The relentless pursuit of settlement activity, which is illegal under international law, confirms that there is no status quo: the situation is deteriorating every day and takes us further away from the possibility of two states living side by side in peace and security. We must draw the consequences. These gestures are inconsistent with peace and only serve to fuel tensions, while a climate of dialogue is what is really needed.

More specifically, we are very concerned by the recent upsurge in tensions, the increase in provocations by religious nationalists and restrictions on access to the Esplanade of the Mosques, which have prompted a strong response throughout the region.
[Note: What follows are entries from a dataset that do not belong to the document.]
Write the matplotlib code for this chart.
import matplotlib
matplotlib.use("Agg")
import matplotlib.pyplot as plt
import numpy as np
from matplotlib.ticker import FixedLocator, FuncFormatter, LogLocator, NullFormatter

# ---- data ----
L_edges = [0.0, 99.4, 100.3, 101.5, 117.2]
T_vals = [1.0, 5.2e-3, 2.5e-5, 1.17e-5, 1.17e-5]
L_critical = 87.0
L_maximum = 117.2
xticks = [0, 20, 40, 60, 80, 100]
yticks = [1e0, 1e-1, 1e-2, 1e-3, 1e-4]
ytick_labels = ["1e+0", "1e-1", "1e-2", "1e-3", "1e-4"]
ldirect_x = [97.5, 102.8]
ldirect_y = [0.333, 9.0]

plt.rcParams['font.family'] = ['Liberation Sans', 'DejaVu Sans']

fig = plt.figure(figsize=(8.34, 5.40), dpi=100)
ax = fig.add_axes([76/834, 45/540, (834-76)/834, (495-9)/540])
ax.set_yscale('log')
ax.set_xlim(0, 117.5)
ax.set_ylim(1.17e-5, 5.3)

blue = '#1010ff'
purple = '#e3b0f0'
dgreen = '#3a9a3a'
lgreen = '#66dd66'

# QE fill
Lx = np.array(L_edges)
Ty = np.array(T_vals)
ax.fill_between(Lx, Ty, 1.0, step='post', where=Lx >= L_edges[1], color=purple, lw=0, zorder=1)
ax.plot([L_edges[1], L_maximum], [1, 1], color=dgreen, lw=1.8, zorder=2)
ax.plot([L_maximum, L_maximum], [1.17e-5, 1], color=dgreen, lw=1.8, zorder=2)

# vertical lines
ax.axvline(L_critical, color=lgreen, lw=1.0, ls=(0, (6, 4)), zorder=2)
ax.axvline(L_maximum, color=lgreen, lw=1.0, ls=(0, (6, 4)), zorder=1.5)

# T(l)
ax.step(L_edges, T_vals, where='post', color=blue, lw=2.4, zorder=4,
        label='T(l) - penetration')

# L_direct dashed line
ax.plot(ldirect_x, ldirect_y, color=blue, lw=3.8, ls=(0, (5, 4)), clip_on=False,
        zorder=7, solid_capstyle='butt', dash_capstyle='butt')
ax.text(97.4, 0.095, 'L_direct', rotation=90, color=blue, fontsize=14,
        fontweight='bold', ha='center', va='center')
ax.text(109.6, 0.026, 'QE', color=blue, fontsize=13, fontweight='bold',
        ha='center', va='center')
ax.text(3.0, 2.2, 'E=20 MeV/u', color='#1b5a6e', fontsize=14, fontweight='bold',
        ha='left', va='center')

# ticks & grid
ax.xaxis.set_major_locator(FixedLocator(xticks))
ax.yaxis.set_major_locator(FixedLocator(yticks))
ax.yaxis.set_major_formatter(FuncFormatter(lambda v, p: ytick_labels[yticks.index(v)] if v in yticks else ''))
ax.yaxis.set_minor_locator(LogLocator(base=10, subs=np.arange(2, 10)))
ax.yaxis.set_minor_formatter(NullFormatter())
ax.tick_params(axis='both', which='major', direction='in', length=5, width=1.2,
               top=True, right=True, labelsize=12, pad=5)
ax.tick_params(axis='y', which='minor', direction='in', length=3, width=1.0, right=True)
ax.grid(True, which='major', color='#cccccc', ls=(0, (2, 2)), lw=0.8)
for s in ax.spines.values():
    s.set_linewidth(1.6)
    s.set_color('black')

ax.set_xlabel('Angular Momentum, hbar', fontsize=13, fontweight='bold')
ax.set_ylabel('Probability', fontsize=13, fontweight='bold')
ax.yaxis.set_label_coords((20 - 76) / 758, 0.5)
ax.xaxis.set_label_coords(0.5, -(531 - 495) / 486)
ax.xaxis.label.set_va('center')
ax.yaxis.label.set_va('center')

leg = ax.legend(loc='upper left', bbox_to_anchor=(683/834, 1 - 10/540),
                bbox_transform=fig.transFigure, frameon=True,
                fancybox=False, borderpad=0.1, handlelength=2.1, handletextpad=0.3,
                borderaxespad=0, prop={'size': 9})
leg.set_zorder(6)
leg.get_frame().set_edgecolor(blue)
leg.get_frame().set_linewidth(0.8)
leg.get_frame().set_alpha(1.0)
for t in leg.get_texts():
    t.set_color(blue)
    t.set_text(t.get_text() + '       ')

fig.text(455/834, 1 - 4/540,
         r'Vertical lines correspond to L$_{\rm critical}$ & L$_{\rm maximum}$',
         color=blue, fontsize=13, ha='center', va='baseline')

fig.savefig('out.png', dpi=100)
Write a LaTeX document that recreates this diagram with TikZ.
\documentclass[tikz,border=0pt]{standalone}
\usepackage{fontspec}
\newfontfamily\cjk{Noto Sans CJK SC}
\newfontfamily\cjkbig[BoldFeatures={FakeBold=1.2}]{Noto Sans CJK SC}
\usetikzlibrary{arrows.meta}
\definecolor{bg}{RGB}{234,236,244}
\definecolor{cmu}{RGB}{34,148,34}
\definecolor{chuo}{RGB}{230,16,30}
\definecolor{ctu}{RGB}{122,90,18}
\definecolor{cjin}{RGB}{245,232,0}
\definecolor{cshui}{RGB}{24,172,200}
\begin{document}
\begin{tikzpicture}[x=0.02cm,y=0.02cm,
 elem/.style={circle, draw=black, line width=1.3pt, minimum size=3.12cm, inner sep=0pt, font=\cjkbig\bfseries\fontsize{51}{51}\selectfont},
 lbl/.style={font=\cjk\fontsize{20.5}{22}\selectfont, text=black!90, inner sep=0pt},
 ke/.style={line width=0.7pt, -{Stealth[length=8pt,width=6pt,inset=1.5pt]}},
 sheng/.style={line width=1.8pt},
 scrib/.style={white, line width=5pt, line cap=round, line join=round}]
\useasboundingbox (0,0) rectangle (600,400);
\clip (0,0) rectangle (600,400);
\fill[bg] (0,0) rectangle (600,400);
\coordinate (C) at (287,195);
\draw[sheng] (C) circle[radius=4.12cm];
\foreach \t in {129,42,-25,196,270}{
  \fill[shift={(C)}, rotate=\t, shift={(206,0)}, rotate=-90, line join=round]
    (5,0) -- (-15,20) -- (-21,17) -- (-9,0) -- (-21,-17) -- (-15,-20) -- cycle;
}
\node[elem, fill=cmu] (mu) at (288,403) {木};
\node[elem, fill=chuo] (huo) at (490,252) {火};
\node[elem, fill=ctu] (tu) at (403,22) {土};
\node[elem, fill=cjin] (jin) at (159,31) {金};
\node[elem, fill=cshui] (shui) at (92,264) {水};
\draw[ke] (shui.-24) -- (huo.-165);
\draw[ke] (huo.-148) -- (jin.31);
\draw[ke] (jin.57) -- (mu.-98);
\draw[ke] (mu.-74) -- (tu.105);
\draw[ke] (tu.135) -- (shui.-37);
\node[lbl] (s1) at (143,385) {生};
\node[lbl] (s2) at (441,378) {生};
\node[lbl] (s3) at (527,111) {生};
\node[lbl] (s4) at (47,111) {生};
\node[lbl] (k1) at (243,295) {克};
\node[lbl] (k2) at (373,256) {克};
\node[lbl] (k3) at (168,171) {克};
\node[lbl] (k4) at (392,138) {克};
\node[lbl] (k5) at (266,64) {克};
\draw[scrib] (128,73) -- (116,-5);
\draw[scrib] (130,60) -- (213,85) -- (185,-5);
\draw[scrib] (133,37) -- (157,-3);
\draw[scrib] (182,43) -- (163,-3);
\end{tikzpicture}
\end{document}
France reaffirms its attachment to the multicultural dimension of Jerusalem and the freedom of access to the Holy Sites for all believers, regardless of their religious affiliation and underscores that any challenges to the status quo would pose a major threat to stability.

Madam President,

At the moment, the possibility of an uncontrolled explosion of violence in Jerusalem and the West Bank cannot be ruled out. It would be in no one’s interest if this violence were to lead to a new intifada: It would mean continued insecurity for Israel and would only cause the living conditions of Palestinians to deteriorate even further.
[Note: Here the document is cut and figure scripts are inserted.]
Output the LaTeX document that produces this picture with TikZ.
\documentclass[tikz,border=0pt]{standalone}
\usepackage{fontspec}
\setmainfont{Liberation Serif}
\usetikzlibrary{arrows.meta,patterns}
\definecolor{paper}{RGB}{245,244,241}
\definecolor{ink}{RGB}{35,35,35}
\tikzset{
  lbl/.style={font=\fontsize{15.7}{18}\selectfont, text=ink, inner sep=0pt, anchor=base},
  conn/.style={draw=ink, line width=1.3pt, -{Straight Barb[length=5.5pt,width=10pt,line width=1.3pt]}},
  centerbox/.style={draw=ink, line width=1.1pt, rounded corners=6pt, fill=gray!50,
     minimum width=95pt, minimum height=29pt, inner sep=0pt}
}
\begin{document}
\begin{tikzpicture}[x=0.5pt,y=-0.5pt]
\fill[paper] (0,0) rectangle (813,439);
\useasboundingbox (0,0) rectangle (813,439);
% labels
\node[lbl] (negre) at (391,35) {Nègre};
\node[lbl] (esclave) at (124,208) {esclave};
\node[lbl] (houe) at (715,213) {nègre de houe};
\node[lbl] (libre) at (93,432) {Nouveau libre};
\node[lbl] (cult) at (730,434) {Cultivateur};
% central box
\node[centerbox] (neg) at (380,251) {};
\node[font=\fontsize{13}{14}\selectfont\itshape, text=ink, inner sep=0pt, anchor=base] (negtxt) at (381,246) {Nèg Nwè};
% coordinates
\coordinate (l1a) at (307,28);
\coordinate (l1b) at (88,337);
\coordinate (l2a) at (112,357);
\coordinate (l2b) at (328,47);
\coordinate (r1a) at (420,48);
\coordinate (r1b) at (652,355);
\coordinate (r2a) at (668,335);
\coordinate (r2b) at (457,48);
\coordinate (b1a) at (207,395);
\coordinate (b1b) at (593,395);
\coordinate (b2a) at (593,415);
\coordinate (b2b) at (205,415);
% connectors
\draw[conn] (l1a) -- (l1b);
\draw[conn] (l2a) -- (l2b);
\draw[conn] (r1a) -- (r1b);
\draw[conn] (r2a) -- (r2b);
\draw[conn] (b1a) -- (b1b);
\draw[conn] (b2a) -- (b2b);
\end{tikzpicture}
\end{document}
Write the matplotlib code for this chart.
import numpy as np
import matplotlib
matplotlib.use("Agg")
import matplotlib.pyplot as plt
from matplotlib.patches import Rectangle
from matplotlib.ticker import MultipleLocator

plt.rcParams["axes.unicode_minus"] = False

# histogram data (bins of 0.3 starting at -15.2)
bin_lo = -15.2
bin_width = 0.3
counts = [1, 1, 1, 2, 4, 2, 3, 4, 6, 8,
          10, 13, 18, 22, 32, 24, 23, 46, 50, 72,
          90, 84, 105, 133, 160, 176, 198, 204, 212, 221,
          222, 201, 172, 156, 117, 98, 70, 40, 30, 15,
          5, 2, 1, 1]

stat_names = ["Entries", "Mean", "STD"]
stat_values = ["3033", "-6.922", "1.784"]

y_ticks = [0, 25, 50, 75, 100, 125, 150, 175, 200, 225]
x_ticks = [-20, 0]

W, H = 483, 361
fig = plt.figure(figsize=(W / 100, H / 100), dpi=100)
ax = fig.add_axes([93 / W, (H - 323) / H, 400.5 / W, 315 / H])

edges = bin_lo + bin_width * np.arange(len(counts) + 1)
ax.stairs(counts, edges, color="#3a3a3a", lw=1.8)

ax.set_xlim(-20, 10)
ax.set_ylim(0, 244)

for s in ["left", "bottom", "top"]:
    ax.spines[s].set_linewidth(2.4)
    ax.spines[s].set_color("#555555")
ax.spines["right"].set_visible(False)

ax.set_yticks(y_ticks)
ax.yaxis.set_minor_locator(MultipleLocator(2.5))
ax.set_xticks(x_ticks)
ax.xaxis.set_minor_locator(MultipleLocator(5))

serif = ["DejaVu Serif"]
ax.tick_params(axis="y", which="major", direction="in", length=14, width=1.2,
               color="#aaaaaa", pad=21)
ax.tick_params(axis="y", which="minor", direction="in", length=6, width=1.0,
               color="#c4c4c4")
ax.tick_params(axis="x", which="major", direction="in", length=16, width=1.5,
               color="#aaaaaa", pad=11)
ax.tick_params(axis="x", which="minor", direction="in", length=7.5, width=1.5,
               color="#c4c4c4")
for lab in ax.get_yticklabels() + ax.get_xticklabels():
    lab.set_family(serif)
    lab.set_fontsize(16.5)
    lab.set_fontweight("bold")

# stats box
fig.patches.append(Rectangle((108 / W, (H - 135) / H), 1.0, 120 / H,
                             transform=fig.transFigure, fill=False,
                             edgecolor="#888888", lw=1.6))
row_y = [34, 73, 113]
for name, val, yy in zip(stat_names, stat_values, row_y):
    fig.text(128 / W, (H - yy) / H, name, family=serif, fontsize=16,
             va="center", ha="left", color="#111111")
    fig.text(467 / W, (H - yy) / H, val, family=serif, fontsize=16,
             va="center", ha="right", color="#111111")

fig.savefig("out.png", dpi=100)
In this context, France calls on the leaders on both sides to demonstrate a spirit of responsibility. They have a duty to take all the necessary measures to ease – and not exacerbate – tensions among Israeli and Palestinian populations. To that end: a) We commend the efforts of the Palestinian national unity government to promote reconciliation. This is an essential step toward peace. b) We call on the parties to refrain from any rhetoric that could be perceived as incitement to violence. In particular, we call on the Israeli authorities to refrain from implementing their plans to build new homes in Jerusalem, which – and this should be stressed – are illegal under international law and likely to exacerbate tensions between the parties. c) We urge the parties to make the gestures needed to ensure the swift resumption of the peace negotiations, which are the only way to find a political solution to the conflict.

Madam President,

The crisis in Gaza this summer, the violence in Jerusalem and throughout the Palestinian Territories are in fact only the symptom of a deeper problem: the deadlock in the peace process. It’s clear every day that the lack of political perspective for the Palestinians and the many different threats facing the two-state solution create an environment that is conducive to outbursts of violence, the consequences of which are suffered by both parties.
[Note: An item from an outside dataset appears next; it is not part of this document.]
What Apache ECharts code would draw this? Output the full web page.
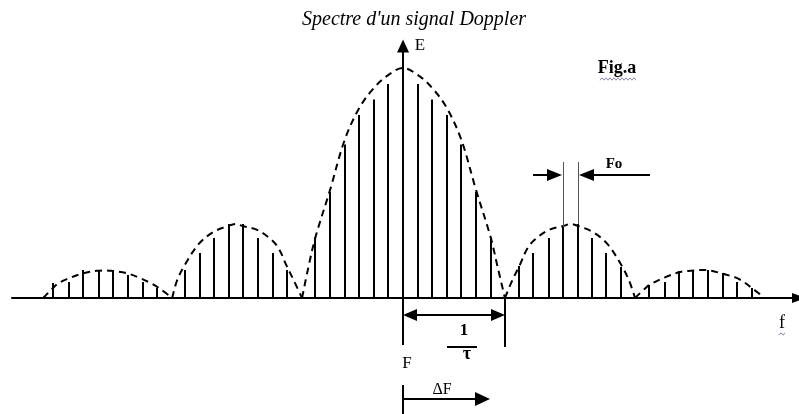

We must therefore start to change our methods in order to achieve peace instead of simply continuing to discuss it. Further negotiations will lead to nothing if they are not based on clear parameters and a timetable of work. The successive failures in the negotiations over the last 20 years remind us of this

What might these new methods consist of?

First of all, it is no longer acceptable for the Security Council to remain a bystander to the Israeli-Palestinian conflict. Of course, if nothing can replace the negotiations between the parties, Security Council action to establish a balanced framework for the negotiations must be seriously considered. France is ready to move in this direction.

Secondly, a clear-sighted view should help us realize that there has never been so much mistrust between the parties. Such is the level of this mistrust that we can no longer be satisfied with religiously calling for the resumption of direct negotiations as if they are a cure-all. More than ever, an agreement will be impossible without renewed and increased international efforts. In order to achieve this, the United States’ commitment will of course be critical. But Europe must also assume its responsibilities and activate the levers available to it, in the same way that the Arab countries, Russia and all members of this Council have. Everyone must urgently mobilize their efforts so that our hopes for peace don’t die, so that the two-state solution is not irretrievably lost. Thank you.